Io sono il pane vivo, disceso dal cielo. Se uno mangia di questo pane vivrà in eterno e il pane che io darò è la mia carne per la vita del mondo».



COMMENTO

 Gesù, pur conosciutissimo, era ai più del tutto sconosciuto. Era effettivamente il figlio del notissimo Giuseppe, e altrettanto nota era sua madre. In un paesello di 100 persone, o poco più, non erano da temere scambi di persone; eppure ecco la domanda: “come può dirci costui: ‘sono disceso dal cielo’?”. Nello stesso senso è da leggere l’accusa che lo portò alla condanna: “«…tu, che sei uomo, ti fai Dio». (Gv 10,33).

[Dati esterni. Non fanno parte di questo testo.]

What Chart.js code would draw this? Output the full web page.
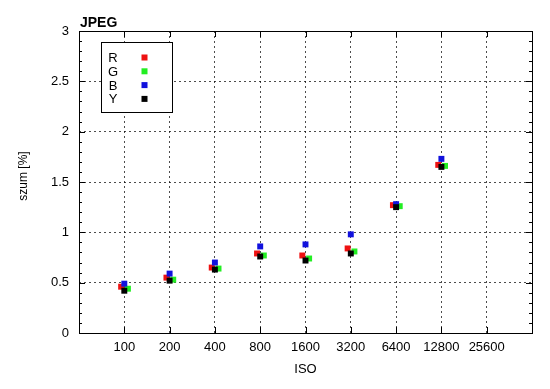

Gli uomini faranno sempre un’enorme fatica ad accettare che Dio possa assumere la fragile condizione dell’uomo, e ancor più ad accettare di essere da lui salvati in un modo così umile, doloroso, e lontano dalle caratteristiche di un leader politico, militare o comunque vincente.

Dio non viene con potenza, ma viene, pur rimanendo Dio, nella condizione umana ferita dal peccato; si impasta della nostra pochezza perché anche noi possiamo diventare una sola pasta, un solo pane, un solo corpo con Lui. Mai il divino, dai tempi della creazione, si era fatto così vicino all’uomo. Gesù è pane del cielo, pane per il cielo, perché la sua presenza è l’ultimo accesso messo a nostra disposizione per ritrovare la via perduta della comunione con il Padre che lo ha mandato.

Ma l’ultima affermazione di Gesù aggiunge un dettaglio ancora più sconvolgente: “il pane che io darò è la mia carne per la vita del mondo”. Il cerchio si stringe ancora di più. L’adesione a Gesù non è solo un’adesione intellettuale, o morale – nel senso di adesione ad un codice etico - , ma addirittura adesione vitale, carnale. Cristo si offre come nutrimento per la vita (eterna).

La sua vita donata, il suo corpo offerto sulla croce non costituiscono solo un estremo gesto di amore eroico, ma ancore più un nutrimento delle nostre estreme speranze. Quel corpo, dall’Ascensione in poi, diventerà anche il nostro; la sua vita nuova, da risorto, diventerà anche la nostra; per mezzo del Battesimo anche per noi ci sarà la possibilità di una vita nuova in Lui, che germoglierà qui e fiorirà definitivamente nei cieli e nella terra nuovi.